Thinking Outside Of The Box 

Much of making digital payments work more broadly in Africa, he noted, is thinking differently about the context in which they are being used, and what they are replacing. In much of Africa, the payment standard when dealing with delivery items — food from Uber Eats, for example, is cash on delivery. So instead of fighting that, and trying to push consumers in a single step to digital order and pay ahead — what they think about doing instead is making COD compatible with using a mobile money product.  

The user has the same experience on the front end that they are basically comfortable with: their good or service arrives and they pay for it. But by switching to a digital mobile money payment, Feinstein noted, they can do a lot more with it on the backend. They can route in a single step part of the payment to the delivery person, part of it to Uber Eats, and part of it to any other operator. It’s a lot cleaner and smoother than that cash payment, improve the process and provides consumers another local context for digital payment.  

Or, he noted, another way to better connect the various endpoints is to figure out how to bring existing infrastructure to mobile money.  

“It’s why we launched a solution where mobile money can be converted to a virtual prepaid card. It has a 16-digit number and now in a single step that mobile money account can be tied to the entire global card network that can be used to pay anywhere. The infrastructure is out there, we don’t have to invent something new — we need to invent ways to push what is working into that wider arena.”
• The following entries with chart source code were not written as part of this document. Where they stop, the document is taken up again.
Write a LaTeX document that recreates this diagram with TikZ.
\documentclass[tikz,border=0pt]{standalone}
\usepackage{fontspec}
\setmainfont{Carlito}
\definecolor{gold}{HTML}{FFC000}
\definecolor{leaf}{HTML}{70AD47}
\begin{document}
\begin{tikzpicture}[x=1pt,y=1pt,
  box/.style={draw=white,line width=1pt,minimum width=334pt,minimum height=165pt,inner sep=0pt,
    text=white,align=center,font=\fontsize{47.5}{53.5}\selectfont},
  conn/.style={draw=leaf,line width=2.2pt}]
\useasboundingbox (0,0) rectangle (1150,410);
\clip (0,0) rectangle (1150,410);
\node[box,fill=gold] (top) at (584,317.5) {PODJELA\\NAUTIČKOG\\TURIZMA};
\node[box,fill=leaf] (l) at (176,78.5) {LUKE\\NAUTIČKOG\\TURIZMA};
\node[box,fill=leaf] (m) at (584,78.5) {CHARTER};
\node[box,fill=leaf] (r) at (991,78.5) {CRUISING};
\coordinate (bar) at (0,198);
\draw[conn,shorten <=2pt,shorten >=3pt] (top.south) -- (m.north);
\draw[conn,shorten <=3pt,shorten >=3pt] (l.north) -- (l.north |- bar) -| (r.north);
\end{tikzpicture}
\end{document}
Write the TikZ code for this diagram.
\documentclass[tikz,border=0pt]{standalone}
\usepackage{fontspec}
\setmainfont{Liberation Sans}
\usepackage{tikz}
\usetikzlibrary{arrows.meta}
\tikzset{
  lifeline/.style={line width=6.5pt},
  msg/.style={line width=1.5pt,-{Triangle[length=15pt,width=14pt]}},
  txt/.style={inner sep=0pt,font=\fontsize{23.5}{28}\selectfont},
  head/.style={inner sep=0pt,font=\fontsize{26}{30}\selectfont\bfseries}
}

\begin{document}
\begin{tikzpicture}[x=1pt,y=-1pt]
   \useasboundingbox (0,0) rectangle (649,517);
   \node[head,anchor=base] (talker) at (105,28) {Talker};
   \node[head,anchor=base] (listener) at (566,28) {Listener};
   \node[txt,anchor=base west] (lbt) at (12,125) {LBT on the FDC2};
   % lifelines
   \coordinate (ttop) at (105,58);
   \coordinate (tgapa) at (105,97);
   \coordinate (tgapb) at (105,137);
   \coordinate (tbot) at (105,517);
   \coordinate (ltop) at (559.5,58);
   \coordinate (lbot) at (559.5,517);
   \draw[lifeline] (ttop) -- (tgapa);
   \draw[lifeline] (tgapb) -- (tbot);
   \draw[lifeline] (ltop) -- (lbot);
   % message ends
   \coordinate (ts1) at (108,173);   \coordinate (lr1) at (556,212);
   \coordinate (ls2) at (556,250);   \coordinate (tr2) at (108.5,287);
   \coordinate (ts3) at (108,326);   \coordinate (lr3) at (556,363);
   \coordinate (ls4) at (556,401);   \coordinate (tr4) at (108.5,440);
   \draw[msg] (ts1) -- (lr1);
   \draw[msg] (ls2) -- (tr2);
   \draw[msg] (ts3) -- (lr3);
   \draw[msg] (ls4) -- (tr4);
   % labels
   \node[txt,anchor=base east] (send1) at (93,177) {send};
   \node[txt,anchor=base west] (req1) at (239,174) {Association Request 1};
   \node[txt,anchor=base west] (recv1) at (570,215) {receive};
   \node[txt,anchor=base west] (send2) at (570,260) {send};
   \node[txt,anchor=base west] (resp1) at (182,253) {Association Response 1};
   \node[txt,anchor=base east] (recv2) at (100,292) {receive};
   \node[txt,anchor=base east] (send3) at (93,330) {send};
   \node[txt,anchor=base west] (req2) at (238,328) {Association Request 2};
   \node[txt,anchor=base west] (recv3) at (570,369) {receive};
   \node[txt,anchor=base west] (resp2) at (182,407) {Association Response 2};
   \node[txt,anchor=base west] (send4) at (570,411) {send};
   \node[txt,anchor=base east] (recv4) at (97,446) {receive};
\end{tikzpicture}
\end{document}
Because while talking about the future of digitization often dissolves into an argument about whether one needs to think big or small in developing regions like Africa, the truth, Feinstein said, is that is a false dichotomy. The real push going into 2020 and beyond is pushing from both the global and local perspective, because the multiplier for fuller ignition in the region is relevance.

The Global, Local Two-Front Push 

Consumers in Africa, Feinstein told Webster, are in many ways just like consumers everywhere else. They want Netflix, they want to be able to order from Amazon and they want to be able to access global brands for the same reason everyone else does. That desire pulls them toward the solutions that allow them to tie their mobile money account to a virtual card — it connects them to those services they want.  

“Amazon very much wants to be able to address those wants, so does Netflix, but they don’t want to build the infrastructure to tie into dozens of mobile money platforms. One of the main challenges in Africa is having to go country by country to connect to all the local networks with local certifications. It is one hell of a difficult task, and we don’t want them to do it. But we do want them to be able to enter the region.”

And easier path into a market with multiple hundreds of millions of potential customers, he noted, is the path they want.  

On the other side of the equation,  are the local transportation networks, the “teeny-tiny local grocery stores,” he said, and when one is thinking about how to push consumers to use the digitization of funds technology more widely, these are the daily use merchants that most need to be connected to create habits.  Those bridges, he noted, are just as important to build as the ones to the massive global brands like Amazon, because these are the services and shops they are going to use every day. 

What those local merchants and services are going to be connected to, he noted, is really a custom question. Today, he noted, what a lot of them are doing is taking mobile money transfers directly to their personal accounts — which is “not good.”  The question, he said, is how to connect them to something – which means how to offer them something better. A better way to connect with suppliers, or pay them directly is an option, a way to take more payments from more types of customers is another.  

“The point is to connect them to something, to make the mobile money be able to move in ways that are appropriate, secured with tokenization and useful,” Feinstein said. 

Digital money isn’t the future in Africa, Feinstein said, in many ways it is the present for an increasing body of consumers. The question isn’t how to persuade them to use the service, they already are, it is to build the right connections and get out of the way.  

“We can see on the ground how quickly consumers are adopting this, there is no question about the potential. The question is about what are the best access point to unlock first to help it live up to its potential.”